Pre-heat fan-forced oven to 175C (350F).
In a mixing bowl combine eggs with macadamia milk, macadamia oil, sweetener and vanilla. Add coconut flour, baking powder and macadamias and mix to combine well.
Pour into a small square slice tin. Bake in oven for 20 minutes or until cooked through. Allow to completely cool.
Meanwhile, take out ice cream from freezer to soften.
Prepare chocolate coating. In a small mixing bowl combine melted coconut oil, milk, sweetener and cacao powder. Whisk to combine well. Set aside to slightly thicken (or place in fridge to slightly thicken).
In a mixing bowl combine softened ice cream with macadamias and return to freezer to firm up.

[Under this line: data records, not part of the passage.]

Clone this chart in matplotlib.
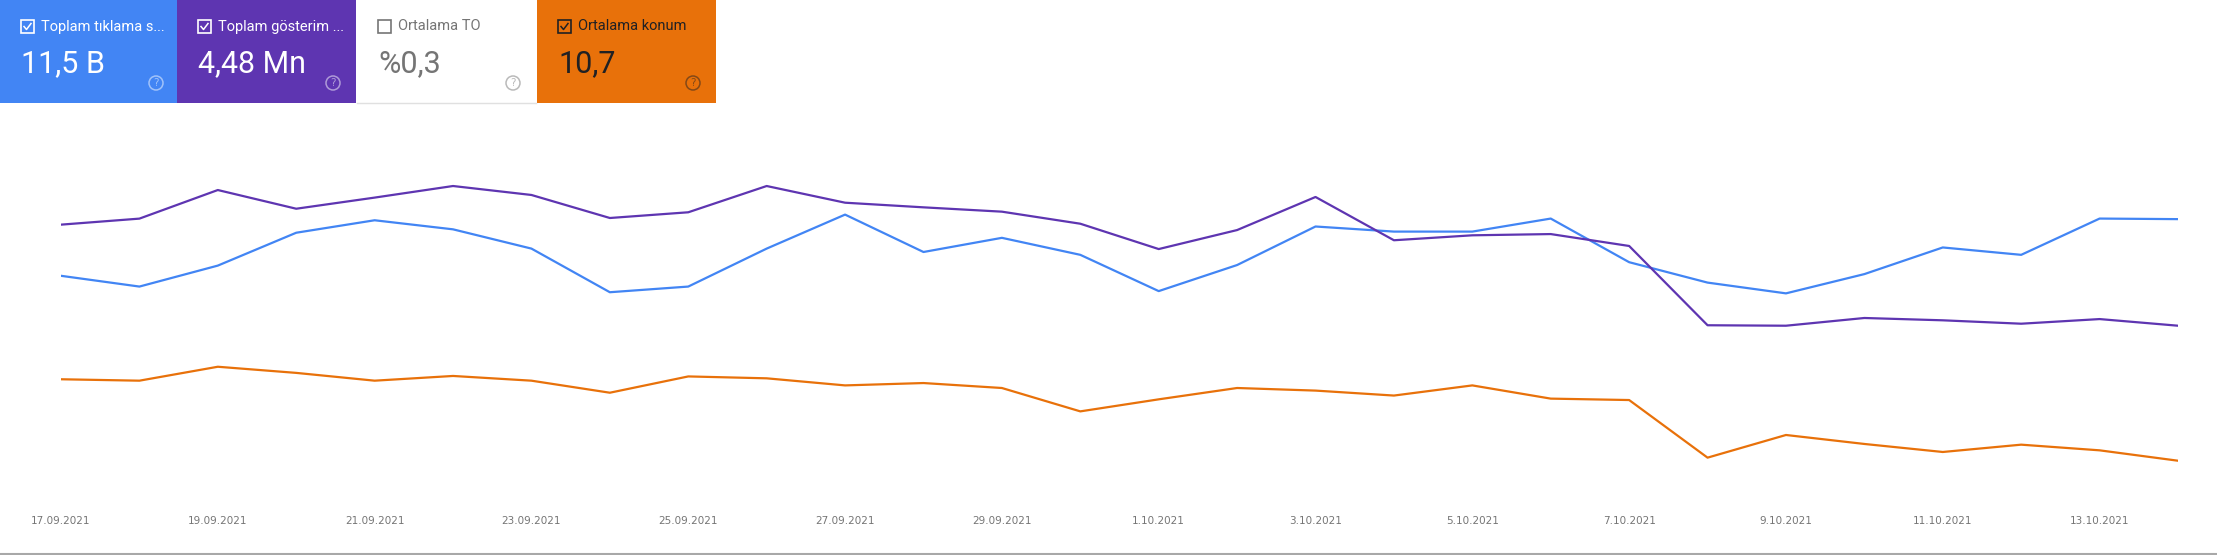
import matplotlib
matplotlib.use("Agg")
import matplotlib.pyplot as plt
import pandas as pd
from matplotlib.patches import Rectangle, Ellipse
from matplotlib.lines import Line2D

W, H = 2217, 555

dates = pd.date_range("2021-09-17", "2021-10-14", freq="D")

clicks = [378, 359, 396, 454, 476, 460, 426, 349, 359, 426,
          486, 420, 445, 415, 351, 397, 465, 456, 456, 479,
          402, 366, 347, 381, 428, 415, 479, 478]
impressions = [171700, 175600, 194100, 182000, 189200, 196700, 190900, 176000, 179700, 196700,
               185900, 182900, 180100, 172300, 155900, 168200, 189600, 161600, 164800, 165600,
               157900, 106600, 106300, 111300, 109800, 107600, 110600, 106300]
position = [9.71, 9.77, 9.18, 9.44, 9.77, 9.57, 9.77, 10.28, 9.59, 9.67,
            9.97, 9.87, 10.08, 11.07, 10.56, 10.08, 10.19, 10.40, 9.97, 10.53,
            10.59, 13.03, 12.07, 12.45, 12.79, 12.48, 12.72, 13.16]

card_titles = ["Toplam tıklama s...", "Toplam gösterim ...", "Ortalama TO", "Ortalama konum"]
card_values = ["11,5 B", "4,48 Mn", "%0,3", "10,7"]
card_checked = [True, True, False, True]

BLUE = "#4285f4"
PURPLE = "#5e35b1"
ORANGE = "#e8710a"

card_bg = [BLUE, PURPLE, "white", ORANGE]
card_fg = ["white", "white", "#757575", "#202124"]
card_x = [0, 177, 357, 537]
card_w = 179

plt.rcParams['font.family'] = ['Roboto', 'DejaVu Sans']

fig = plt.figure(figsize=(W / 100, H / 100), dpi=100)


def fx(x):
    return x / W


def fy(y):
    return 1 - y / H


# metric cards
for i in range(4):
    x0 = card_x[i]
    fig.add_artist(Rectangle((fx(x0), fy(103)), card_w / W, 103 / H,
                             transform=fig.transFigure, facecolor=card_bg[i], edgecolor="none"))
    fg = card_fg[i]
    # checkbox
    fig.add_artist(Rectangle((fx(x0 + 21), fy(33)), 13 / W, 13 / H, transform=fig.transFigure,
                             facecolor="none", edgecolor=fg, linewidth=1.2))
    if card_checked[i]:
        fig.add_artist(Line2D([fx(x0 + 24), fx(x0 + 26.5), fx(x0 + 31)],
                              [fy(26.5), fy(29.5), fy(23.5)],
                              transform=fig.transFigure, color=fg, linewidth=1.1))
    fig.text(fx(x0 + 41), fy(26.5), card_titles[i], color=fg, fontsize=10.5,
             va="center", ha="left")
    fig.text(fx(x0 + 21), fy(72), card_values[i], color=fg, fontsize=22,
             va="baseline", ha="left")
    # help icon
    fig.add_artist(Ellipse((fx(x0 + 156), fy(83)), 14 / W, 14 / H, transform=fig.transFigure,
                           facecolor="none", edgecolor=fg, alpha=0.5, linewidth=1.1))
    fig.text(fx(x0 + 156), fy(83), "?", color=fg, alpha=0.5, fontsize=7.5,
             ha="center", va="center", family=["DejaVu Sans"])

# bottom border of the white card
fig.add_artist(Line2D([fx(357), fx(536)], [fy(102.5), fy(102.5)],
                      transform=fig.transFigure, color="#e0e0e0", linewidth=1))

# chart
ax = fig.add_axes([fx(61), fy(490), (2178 - 61) / W, 340 / H])
ax2 = ax.twinx()
ax3 = ax.twinx()

x = list(range(len(dates)))
ax.plot(x, clicks, color=BLUE, linewidth=1.6)
ax2.plot(x, impressions, color=PURPLE, linewidth=1.6)
ax3.plot(x, position, color=ORANGE, linewidth=1.6)

ax.set_ylim(0, 600)
ax2.set_ylim(0, 220000)
ax3.set_ylim(14.4, 0)
ax.set_xlim(0, len(dates) - 1)

labels = [f"{d.day}.{d.month:02d}.{d.year}" for d in dates]
ax.set_xticks(x[::2])
ax.set_xticklabels(labels[::2], fontsize=7.5, color="#757575", family=["DejaVu Sans"])
ax.tick_params(axis="x", length=0, pad=19)

for a in (ax, ax2, ax3):
    for s in a.spines.values():
        s.set_visible(False)
    a.set_yticks([])
    a.patch.set_visible(False)

# bottom separator
fig.add_artist(Line2D([0, 1], [fy(554), fy(554)], transform=fig.transFigure,
                      color="#a8a8a8", linewidth=1.5))

fig.savefig("out.png", dpi=100)
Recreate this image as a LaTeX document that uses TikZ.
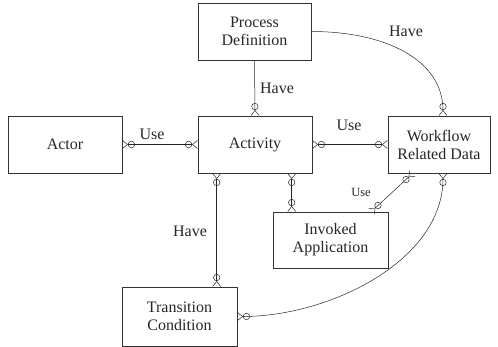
\documentclass[tikz,border=0pt]{standalone}
\usepackage{fontspec}
\setmainfont{Liberation Serif}
\usetikzlibrary{arrows.meta}
\begin{document}
\begin{tikzpicture}[x=1pt,y=-1pt,
  box/.style={draw=black!80, line width=0.6pt, inner sep=0pt, align=center,
    font=\fontsize{16}{18}\selectfont, text=black!85},
  lbl/.style={font=\fontsize{16}{18}\selectfont, text=black!85, inner sep=0pt},
  slbl/.style={font=\fontsize{12.5}{14}\selectfont, text=black!85, inner sep=0pt},
  zmtip/.tip={Circle[open,length=7pt,width=7pt] Straight Barb[reversed,length=5pt,width=8pt]},
  rel/.style={draw=black!85, line width=0.5pt, {zmtip}-{zmtip}},
  relend/.style={draw=black!85, line width=0.5pt, -{zmtip}}
]
\useasboundingbox (0,0) rectangle (498,347);

\node[box, minimum width=113pt, minimum height=57pt] (PD) at (254.5,31.5) {Process\\Definition};
\node[box, minimum width=114pt, minimum height=57pt] (Actor) at (65,144.5) {Actor};
\node[box, minimum width=114pt, minimum height=57pt] (Act) at (255,144.5) {Activity};
\node[box, minimum width=102pt, minimum height=57pt] (WRD) at (439,144.5) {Workflow\\Related Data};
\node[box, minimum width=115pt, minimum height=56pt] (IA) at (330.5,240) {Invoked\\Application};
\node[box, minimum width=115pt, minimum height=59pt] (TC) at (179.5,316.5) {Transition\\Condition};

\draw[relend] (PD.south) -- (Act.north);
\draw[rel] (Actor.east) -- (Act.west);
\draw[rel] (Act.east) -- (WRD.west);
\draw[rel] ([xshift=19pt]Act.south west) -- ([xshift=19pt]Act.south west |- TC.north);
\draw[rel] ([xshift=19pt]IA.north west |- Act.south) -- ([xshift=19pt]IA.north west);
\draw[rel] ([xshift=-17pt]IA.north east) -- ([xshift=25pt]WRD.south west);
\draw[relend] (PD.east) .. controls +(74,0) and +(0,-56) .. ([xshift=4pt]WRD.north);
\draw[rel] ([xshift=4pt]WRD.south) .. controls +(0,87) and +(93,0) .. (TC.east);

\node[lbl] (l1) at (277,88) {Have};
\node[lbl] (l2) at (152,134) {Use};
\node[lbl] (l3) at (349,125) {Use};
\node[lbl] (l4) at (406,31) {Have};
\node[lbl] (l5) at (190,231) {Have};
\node[slbl] (l6) at (361,192) {Use};
\end{tikzpicture}
\end{document}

Prepare raspberry topping by mashing raspberries with a fork to make a crush.
Once cake is cooled, cut into square slices. Set up bowls of chocolate coating next to a bowl of coconut and a lined tray. Dip each square of cake into chocolate coating and then coat in coconut and place onto tray.
Repeat until all cake is used up. Transfer tray to fridge for chocolate to firm.
When ready to serve, layer each serving plate with a lamington square and top with a generous scoop of ice cream. Top with a generous spoonful of crushed raspberries and finish with a second lamington square. Serve immediately.